# Exercise:
Below is a listing. Gather each line of it that contains "matplotlib".

--- Dataset excerpts ---

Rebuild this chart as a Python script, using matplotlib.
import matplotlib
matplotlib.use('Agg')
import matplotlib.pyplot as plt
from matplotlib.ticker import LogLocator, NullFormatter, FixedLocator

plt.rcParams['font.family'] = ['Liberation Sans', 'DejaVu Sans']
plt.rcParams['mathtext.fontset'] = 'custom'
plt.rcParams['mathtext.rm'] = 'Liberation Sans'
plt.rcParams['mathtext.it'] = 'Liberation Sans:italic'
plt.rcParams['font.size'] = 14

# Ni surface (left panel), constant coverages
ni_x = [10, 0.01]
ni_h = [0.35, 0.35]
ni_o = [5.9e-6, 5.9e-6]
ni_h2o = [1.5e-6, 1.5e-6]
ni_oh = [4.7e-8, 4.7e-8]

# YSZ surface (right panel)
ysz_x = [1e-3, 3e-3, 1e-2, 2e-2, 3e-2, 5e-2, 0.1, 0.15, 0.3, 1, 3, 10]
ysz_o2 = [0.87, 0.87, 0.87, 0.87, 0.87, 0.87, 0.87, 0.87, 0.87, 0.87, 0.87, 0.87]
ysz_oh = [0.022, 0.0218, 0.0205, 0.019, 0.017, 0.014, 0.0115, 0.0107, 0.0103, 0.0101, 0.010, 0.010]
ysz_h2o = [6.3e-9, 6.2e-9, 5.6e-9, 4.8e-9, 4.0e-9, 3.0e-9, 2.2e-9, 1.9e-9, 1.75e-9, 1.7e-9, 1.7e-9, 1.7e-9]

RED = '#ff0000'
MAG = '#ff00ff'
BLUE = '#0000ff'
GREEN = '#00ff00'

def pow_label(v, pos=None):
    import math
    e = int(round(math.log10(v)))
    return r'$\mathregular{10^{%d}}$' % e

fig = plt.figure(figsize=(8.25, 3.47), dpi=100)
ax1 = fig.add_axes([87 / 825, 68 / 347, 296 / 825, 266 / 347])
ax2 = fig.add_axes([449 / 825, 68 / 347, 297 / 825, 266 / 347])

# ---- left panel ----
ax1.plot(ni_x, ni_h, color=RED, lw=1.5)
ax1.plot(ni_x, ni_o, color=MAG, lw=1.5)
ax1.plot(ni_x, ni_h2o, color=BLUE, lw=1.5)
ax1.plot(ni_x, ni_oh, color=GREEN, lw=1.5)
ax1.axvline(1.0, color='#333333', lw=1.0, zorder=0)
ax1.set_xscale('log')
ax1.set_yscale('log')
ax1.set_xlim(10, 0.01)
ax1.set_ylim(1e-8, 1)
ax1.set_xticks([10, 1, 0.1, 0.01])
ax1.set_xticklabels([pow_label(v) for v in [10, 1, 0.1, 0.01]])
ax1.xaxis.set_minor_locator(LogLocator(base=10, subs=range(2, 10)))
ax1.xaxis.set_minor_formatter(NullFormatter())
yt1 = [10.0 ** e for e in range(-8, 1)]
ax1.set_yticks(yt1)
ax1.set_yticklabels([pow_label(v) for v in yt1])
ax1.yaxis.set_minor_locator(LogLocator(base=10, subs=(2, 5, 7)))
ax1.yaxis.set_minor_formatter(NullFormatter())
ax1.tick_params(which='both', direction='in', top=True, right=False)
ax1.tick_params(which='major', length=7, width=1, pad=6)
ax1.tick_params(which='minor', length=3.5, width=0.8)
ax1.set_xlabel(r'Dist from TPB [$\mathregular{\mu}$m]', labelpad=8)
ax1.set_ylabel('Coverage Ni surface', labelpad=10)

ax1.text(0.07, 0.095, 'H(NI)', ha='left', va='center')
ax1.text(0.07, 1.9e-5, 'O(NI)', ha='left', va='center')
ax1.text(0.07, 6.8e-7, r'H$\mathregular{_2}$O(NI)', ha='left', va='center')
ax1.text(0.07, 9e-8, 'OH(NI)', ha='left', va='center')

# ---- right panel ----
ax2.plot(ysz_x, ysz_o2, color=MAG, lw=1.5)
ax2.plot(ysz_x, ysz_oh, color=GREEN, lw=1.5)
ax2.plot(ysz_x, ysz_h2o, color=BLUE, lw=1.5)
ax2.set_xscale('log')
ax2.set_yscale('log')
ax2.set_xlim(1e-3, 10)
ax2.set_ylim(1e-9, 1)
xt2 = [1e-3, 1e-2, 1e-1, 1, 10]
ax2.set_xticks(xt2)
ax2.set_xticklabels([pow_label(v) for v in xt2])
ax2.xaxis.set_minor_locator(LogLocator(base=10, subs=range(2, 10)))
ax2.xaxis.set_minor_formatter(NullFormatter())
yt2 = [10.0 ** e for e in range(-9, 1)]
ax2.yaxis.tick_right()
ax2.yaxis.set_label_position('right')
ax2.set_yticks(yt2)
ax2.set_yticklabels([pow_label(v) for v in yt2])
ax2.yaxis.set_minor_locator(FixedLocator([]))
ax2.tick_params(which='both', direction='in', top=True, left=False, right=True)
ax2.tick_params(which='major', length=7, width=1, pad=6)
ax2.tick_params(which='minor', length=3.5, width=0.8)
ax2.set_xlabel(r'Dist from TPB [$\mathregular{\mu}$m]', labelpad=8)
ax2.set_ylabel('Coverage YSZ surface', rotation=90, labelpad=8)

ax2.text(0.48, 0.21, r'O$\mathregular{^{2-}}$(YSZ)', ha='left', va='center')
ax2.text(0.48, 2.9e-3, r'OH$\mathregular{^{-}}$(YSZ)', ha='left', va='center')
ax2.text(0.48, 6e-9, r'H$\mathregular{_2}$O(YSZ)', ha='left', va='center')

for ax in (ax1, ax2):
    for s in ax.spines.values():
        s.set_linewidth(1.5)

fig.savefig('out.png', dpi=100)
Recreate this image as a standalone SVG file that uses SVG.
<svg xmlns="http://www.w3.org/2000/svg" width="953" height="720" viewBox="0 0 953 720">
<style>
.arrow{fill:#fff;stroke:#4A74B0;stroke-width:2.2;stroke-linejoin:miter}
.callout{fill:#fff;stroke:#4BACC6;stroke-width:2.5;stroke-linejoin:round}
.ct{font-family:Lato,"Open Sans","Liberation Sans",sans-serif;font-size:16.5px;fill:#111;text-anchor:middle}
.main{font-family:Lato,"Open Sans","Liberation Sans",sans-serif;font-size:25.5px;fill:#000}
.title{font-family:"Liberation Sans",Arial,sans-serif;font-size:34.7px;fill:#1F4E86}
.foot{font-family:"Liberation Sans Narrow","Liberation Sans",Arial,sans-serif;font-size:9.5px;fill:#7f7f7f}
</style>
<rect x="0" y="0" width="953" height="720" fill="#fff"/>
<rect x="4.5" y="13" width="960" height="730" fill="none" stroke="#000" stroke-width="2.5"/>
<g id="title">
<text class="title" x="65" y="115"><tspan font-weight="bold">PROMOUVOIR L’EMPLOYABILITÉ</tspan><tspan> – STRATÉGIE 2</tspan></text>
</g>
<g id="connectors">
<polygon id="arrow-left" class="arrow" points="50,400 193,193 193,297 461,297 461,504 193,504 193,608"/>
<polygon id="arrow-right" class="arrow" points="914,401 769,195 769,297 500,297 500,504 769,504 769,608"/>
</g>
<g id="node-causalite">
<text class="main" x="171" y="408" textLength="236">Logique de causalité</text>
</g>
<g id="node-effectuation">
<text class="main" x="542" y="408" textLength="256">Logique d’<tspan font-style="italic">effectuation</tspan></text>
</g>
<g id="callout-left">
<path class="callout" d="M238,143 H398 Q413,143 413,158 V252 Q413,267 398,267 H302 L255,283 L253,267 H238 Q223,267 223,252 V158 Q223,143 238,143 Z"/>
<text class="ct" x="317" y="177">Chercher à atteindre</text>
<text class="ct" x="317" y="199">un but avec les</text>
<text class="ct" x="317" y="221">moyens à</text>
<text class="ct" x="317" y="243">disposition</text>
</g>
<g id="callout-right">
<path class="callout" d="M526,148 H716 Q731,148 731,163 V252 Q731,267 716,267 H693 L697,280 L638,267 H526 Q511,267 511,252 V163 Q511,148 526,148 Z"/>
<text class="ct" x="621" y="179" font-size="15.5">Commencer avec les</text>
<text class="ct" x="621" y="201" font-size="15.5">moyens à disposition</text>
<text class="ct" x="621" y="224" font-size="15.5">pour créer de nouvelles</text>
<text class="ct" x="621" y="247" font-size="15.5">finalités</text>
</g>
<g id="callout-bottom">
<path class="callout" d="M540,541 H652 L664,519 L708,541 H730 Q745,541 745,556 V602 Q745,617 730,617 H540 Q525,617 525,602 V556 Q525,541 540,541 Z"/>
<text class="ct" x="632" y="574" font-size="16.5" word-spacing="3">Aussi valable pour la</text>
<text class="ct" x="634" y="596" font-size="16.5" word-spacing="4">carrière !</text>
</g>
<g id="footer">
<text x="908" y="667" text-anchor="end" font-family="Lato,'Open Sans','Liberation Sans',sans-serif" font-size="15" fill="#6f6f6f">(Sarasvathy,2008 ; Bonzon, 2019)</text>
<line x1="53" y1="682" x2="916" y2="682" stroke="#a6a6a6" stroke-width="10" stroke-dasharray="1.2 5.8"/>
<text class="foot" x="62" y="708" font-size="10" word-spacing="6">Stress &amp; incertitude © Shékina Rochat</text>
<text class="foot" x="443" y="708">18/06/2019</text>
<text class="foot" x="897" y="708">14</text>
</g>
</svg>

---

# Solution to this task:
Rebuild this chart as a Python script, using matplotlib.
import matplotlib
matplotlib.use('Agg')
import matplotlib.pyplot as plt
from matplotlib.ticker import LogLocator, NullFormatter, FixedLocator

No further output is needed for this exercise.